18: If the Fed buys securities on the open market, this will
A. reduce banks' excess reserves.
B. increases banks' excess reserves.
C. lower the reserve requirement.
D. contract the money supply.
19: The credit crisis of 2008 was mainly caused by:
A. High levels of credit card debt.
B. The sub-prime mortgage mess along with existing huge leveraged
bets that prices of real estate made by investment banks and other
firms not regulated by the Fed.
C. Home buyers' misrepresentation of repayment capacity.
D. A large number of home buyers losing their jobs.
20: The Fed Sells T-bonds. This:
A. raises bond prices which raises the interest rate.

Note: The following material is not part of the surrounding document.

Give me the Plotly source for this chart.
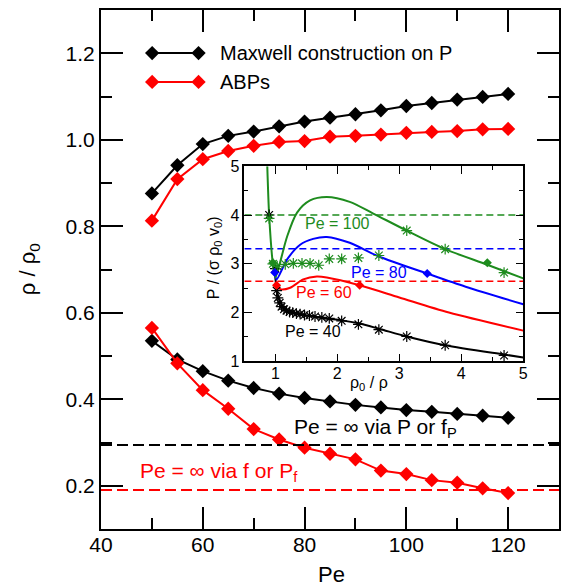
import plotly.graph_objects as go

# ---------------- main panel data ----------------
pe = [50, 55, 60, 65, 70, 75, 80, 85, 90, 95, 100, 105, 110, 115, 120]
maxwell_high = [0.876, 0.941, 0.990, 1.009, 1.019, 1.031, 1.042, 1.051, 1.059, 1.068, 1.078, 1.085, 1.093, 1.099, 1.106]
abp_high = [0.813, 0.909, 0.955, 0.974, 0.986, 0.995, 0.997, 1.007, 1.009, 1.012, 1.016, 1.018, 1.020, 1.024, 1.025]
maxwell_low = [0.535, 0.492, 0.465, 0.443, 0.426, 0.413, 0.403, 0.395, 0.387, 0.381, 0.375, 0.371, 0.366, 0.362, 0.357]
abp_low = [0.565, 0.483, 0.421, 0.378, 0.331, 0.307, 0.288, 0.274, 0.261, 0.235, 0.227, 0.213, 0.207, 0.194, 0.183]
pe_span = [40, 130]
inf_via_P = 0.294
inf_via_f = 0.190

# ---------------- inset data ----------------
c100_x = [0.87, 0.90, 0.96, 1.00, 1.07, 1.19, 1.35, 1.56, 1.83, 2.20, 2.58, 3.12, 3.74, 4.42, 5.00]
c100_y = [5.00, 4.00, 3.00, 2.72, 3.00, 3.56, 4.05, 4.30, 4.37, 4.27, 4.03, 3.68, 3.30, 2.98, 2.70]
c80_x = [0.99, 1.02, 1.19, 1.40, 1.61, 1.83, 2.20, 2.67, 3.45, 4.07, 5.00]
c80_y = [2.82, 2.68, 3.09, 3.39, 3.51, 3.55, 3.43, 3.15, 2.80, 2.53, 2.17]
c60_x = [1.02, 1.08, 1.24, 1.45, 1.67, 1.83, 2.36, 3.00, 3.80, 5.00]
c60_y = [2.56, 2.48, 2.51, 2.68, 2.74, 2.72, 2.56, 2.31, 2.00, 1.63]
c40_x = [0.99, 1.03, 1.08, 1.19, 1.45, 1.80, 2.07, 2.34, 2.67, 3.12, 3.74, 4.69, 5.00]
c40_y = [2.85, 2.41, 2.21, 2.04, 1.95, 1.88, 1.84, 1.78, 1.67, 1.51, 1.33, 1.14, 1.08]

s40_x = [0.90, 1.00, 1.02, 1.04, 1.07, 1.10, 1.14, 1.18, 1.23, 1.28, 1.34, 1.40, 1.47, 1.55, 1.64, 1.75, 1.87, 2.07, 2.34, 2.67, 3.12, 3.74, 4.69]
s40_y = [4.00, 2.90, 2.45, 2.30, 2.20, 2.12, 2.07, 2.04, 2.01, 2.00, 1.98, 1.97, 1.95, 1.94, 1.92, 1.90, 1.88, 1.83, 1.76, 1.65, 1.51, 1.33, 1.12]
s100_x = [0.90, 0.96, 1.03, 1.16, 1.29, 1.43, 1.56, 1.70, 1.87, 2.07, 2.34, 2.67, 3.12, 3.74, 4.69]
s100_y = [3.93, 3.00, 2.95, 2.99, 3.01, 3.01, 3.01, 2.97, 3.10, 3.10, 3.12, 3.17, 3.68, 3.30, 2.82]

d100_x, d100_y = [0.96, 4.42], [3.02, 3.02]
d80_x, d80_y = [0.99, 3.45], [2.82, 2.80]
d60_x, d60_y = [1.02, 2.36], [2.56, 2.56]

inset_span = [0.5, 5.0]
p_coex_100 = 4.00
p_coex_80 = 3.31
p_coex_60 = 2.64

GREEN = "#1e8c1e"
FONT = "Liberation Sans, Arial, Helvetica, sans-serif"

fig = go.Figure()


def main_line(y, color):
    fig.add_trace(go.Scatter(
        x=pe, y=y, mode="lines+markers", xaxis="x", yaxis="y",
        line=dict(color=color, width=2),
        marker=dict(symbol="diamond", size=11, color=color),
        showlegend=False, hoverinfo="skip"))


main_line(maxwell_high, "black")
main_line(abp_high, "red")
main_line(maxwell_low, "black")
main_line(abp_low, "red")

fig.add_trace(go.Scatter(x=pe_span, y=[inf_via_P, inf_via_P], mode="lines",
                         line=dict(color="black", width=2, dash="11px,5px"),
                         showlegend=False, hoverinfo="skip"))
fig.add_trace(go.Scatter(x=pe_span, y=[inf_via_f, inf_via_f], mode="lines",
                         line=dict(color="red", width=2, dash="11px,5px"),
                         showlegend=False, hoverinfo="skip"))

# inset
for yv, col in [(p_coex_100, GREEN), (p_coex_80, "blue"), (p_coex_60, "red")]:
    fig.add_trace(go.Scatter(x=inset_span, y=[yv, yv], mode="lines", xaxis="x2", yaxis="y2",
                             line=dict(color=col, width=1.5, dash="7px,4px"),
                             showlegend=False, hoverinfo="skip"))

for cx, cy, col in [(c40_x, c40_y, "black"), (c60_x, c60_y, "red"),
                    (c80_x, c80_y, "blue"), (c100_x, c100_y, GREEN)]:
    fig.add_trace(go.Scatter(x=cx, y=cy, mode="lines", xaxis="x2", yaxis="y2",
                             line=dict(color=col, width=2, shape="spline", smoothing=0.8),
                             showlegend=False, hoverinfo="skip"))

fig.add_trace(go.Scatter(x=s40_x, y=s40_y, mode="markers", xaxis="x2", yaxis="y2",
                         marker=dict(symbol="asterisk-open", size=9, color="black",
                                     line=dict(color="black", width=1.2)),
                         showlegend=False, hoverinfo="skip"))
fig.add_trace(go.Scatter(x=s100_x, y=s100_y, mode="markers", xaxis="x2", yaxis="y2",
                         marker=dict(symbol="asterisk-open", size=9, color=GREEN,
                                     line=dict(color=GREEN, width=1.2)),
                         showlegend=False, hoverinfo="skip"))
for dx, dy, col in [(d100_x, d100_y, GREEN), (d80_x, d80_y, "blue"), (d60_x, d60_y, "red")]:
    fig.add_trace(go.Scatter(x=dx, y=dy, mode="markers", xaxis="x2", yaxis="y2",
                             marker=dict(symbol="diamond", size=7, color=col),
                             showlegend=False, hoverinfo="skip"))

# legend samples on an overlay axis spanning the plot area
leg_x = [0.1117, 0.213]
for yy, col in [(0.917, "black"), (0.8615, "red")]:
    fig.add_trace(go.Scatter(x=leg_x, y=[yy, yy], mode="lines+markers", xaxis="x3", yaxis="y3",
                             line=dict(color=col, width=2),
                             marker=dict(symbol="diamond", size=11, color=col),
                             showlegend=False, hoverinfo="skip"))

# empty traces so the minor-tick overlay axes are instantiated
fig.add_trace(go.Scatter(x=[], y=[], xaxis="x4", yaxis="y4", showlegend=False, hoverinfo="skip"))
fig.add_trace(go.Scatter(x=[], y=[], xaxis="x5", yaxis="y5", showlegend=False, hoverinfo="skip"))

main_ax = dict(showline=True, linewidth=2, linecolor="black", mirror="ticks",
               ticks="inside", ticklen=22, tickwidth=2, tickcolor="black",
               showgrid=False, zeroline=False,
               tickfont=dict(family=FONT, size=21, color="black"))
main_minor = dict(showline=False, mirror="ticks", ticks="inside", ticklen=11, tickwidth=2,
                  tickcolor="black", showgrid=False, zeroline=False, showticklabels=False)
inset_ax = dict(showline=True, linewidth=1.5, linecolor="black", mirror="ticks",
                ticks="inside", ticklen=8, tickwidth=1.2, tickcolor="black",
                showgrid=False, zeroline=False,
                tickfont=dict(family=FONT, size=16, color="black"))
inset_minor = dict(showline=False, mirror="ticks", ticks="inside", ticklen=4, tickwidth=1.2,
                   tickcolor="black", showgrid=False, zeroline=False, showticklabels=False)

fig.update_layout(
    width=566, height=588,
    margin=dict(l=101, r=2, t=9, b=59),
    paper_bgcolor="white", plot_bgcolor="rgba(0,0,0,0)",
    showlegend=False,
    xaxis=dict(range=[40, 130], dtick=20, tick0=0, domain=[0, 1], anchor="y",
               ticklabelstandoff=-4, **main_ax),
    yaxis=dict(range=[0.1, 1.3], dtick=0.2, tick0=0, tickformat=".1f", domain=[0, 1], anchor="x", **main_ax),
    xaxis4=dict(range=[40, 130], dtick=10, tick0=0, overlaying="x", anchor="y", **main_minor),
    yaxis4=dict(range=[0.1, 1.3], dtick=0.1, tick0=0, overlaying="y", anchor="x", **main_minor),
    xaxis2=dict(range=[0.5, 5], dtick=1, tick0=0, domain=[0.313, 0.922], anchor="y2",
                ticklabelstandoff=-3, **inset_ax),
    yaxis2=dict(range=[1, 5], dtick=1, tick0=0, domain=[0.323, 0.699], anchor="x2", **inset_ax),
    xaxis5=dict(range=[0.5, 5], dtick=0.5, tick0=0, overlaying="x2", anchor="y2", **inset_minor),
    yaxis5=dict(range=[1, 5], dtick=0.5, tick0=0, overlaying="y2", anchor="x2", **inset_minor),
    xaxis3=dict(range=[0, 1], domain=[0, 1], anchor="y3", visible=False, fixedrange=True),
    yaxis3=dict(range=[0, 1], domain=[0, 1], anchor="x3", visible=False, fixedrange=True),
)

ann = []
ann.append(dict(text="Pe", xref="paper", yref="paper", x=0.503, y=-0.088, showarrow=False,
                font=dict(family=FONT, size=22, color="black"), xanchor="center", yanchor="middle"))
ann.append(dict(text="ρ / ρ<sub>0</sub>", xref="paper", yref="paper", x=-0.158, y=0.5, showarrow=False,
                textangle=-90, font=dict(family=FONT, size=22, color="black"), xanchor="center", yanchor="middle"))
ann.append(dict(text="P / (σ ρ<sub>0</sub> v<sub>0</sub>)", xref="paper", yref="paper", x=0.248, y=0.523,
                showarrow=False, textangle=-90, font=dict(family=FONT, size=16, color="black"),
                xanchor="center", yanchor="middle"))
ann.append(dict(text="ρ<sub>0</sub> / ρ", xref="paper", yref="paper", x=0.585, y=0.280, showarrow=False,
                font=dict(family=FONT, size=16, color="black"), xanchor="center", yanchor="middle"))
ann.append(dict(text="Maxwell construction on P", xref="paper", yref="paper", x=0.256, y=0.917,
                showarrow=False, font=dict(family=FONT, size=20, color="black"), xanchor="left", yanchor="middle"))
ann.append(dict(text="ABPs", xref="paper", yref="paper", x=0.256, y=0.8615,
                showarrow=False, font=dict(family=FONT, size=20, color="black"), xanchor="left", yanchor="middle"))
ann.append(dict(text="Pe = ∞ via P or f<sub>P</sub>", xref="x", yref="y", x=77.5, y=0.333, showarrow=False,
                font=dict(family=FONT, size=21, color="black"), xanchor="left", yanchor="middle"))
ann.append(dict(text="Pe = ∞ via f or P<sub>f</sub>", xref="x", yref="y", x=47.2, y=0.231, showarrow=False,
                font=dict(family=FONT, size=21, color="red"), xanchor="left", yanchor="middle"))
for t, x, y, col in [("Pe = 100", 2.0, 3.82, GREEN), ("Pe = 80", 2.67, 2.82, "blue"),
                     ("Pe = 60", 1.79, 2.42, "red"), ("Pe = 40", 1.6, 1.61, "black")]:
    ann.append(dict(text=t, xref="x2", yref="y2", x=x, y=y, showarrow=False,
                    font=dict(family=FONT, size=16, color=col), xanchor="center", yanchor="middle"))
fig.update_layout(annotations=ann)

fig.write_html("out.html", config={"displayModeBar": False},
               post_script="document.body.style.margin='0';")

B. lowers bond prices which raises the interest rate.
C. raises bond prices which lowers the interest rate.
D. lowers bond prices which lowers the interest rate.
18. The Fed uses open market operations( buying and selling of securities in the market) to control the money supply in the economy. Buying the securities by the Fed increases the money supply in the economy and selling the securities squeez out the money supply in the economy. I think the the first question is a mistake actualling buying of securities actually increase the money supply but the option is given as just opposite. The open market operations has nothing to do with the reserve ratios.
19. The credit crisis of 2008 is mainly caused by the sub-prime mortgage mess along with existing huge leveraged bets that prices of real estate made by investment banks and other firms not regulated by the Fed
20. The selling of t- bonds by the fed lowers the price of bonds and increases the interest rate, there is inverse relationship between bond prices and interest rate.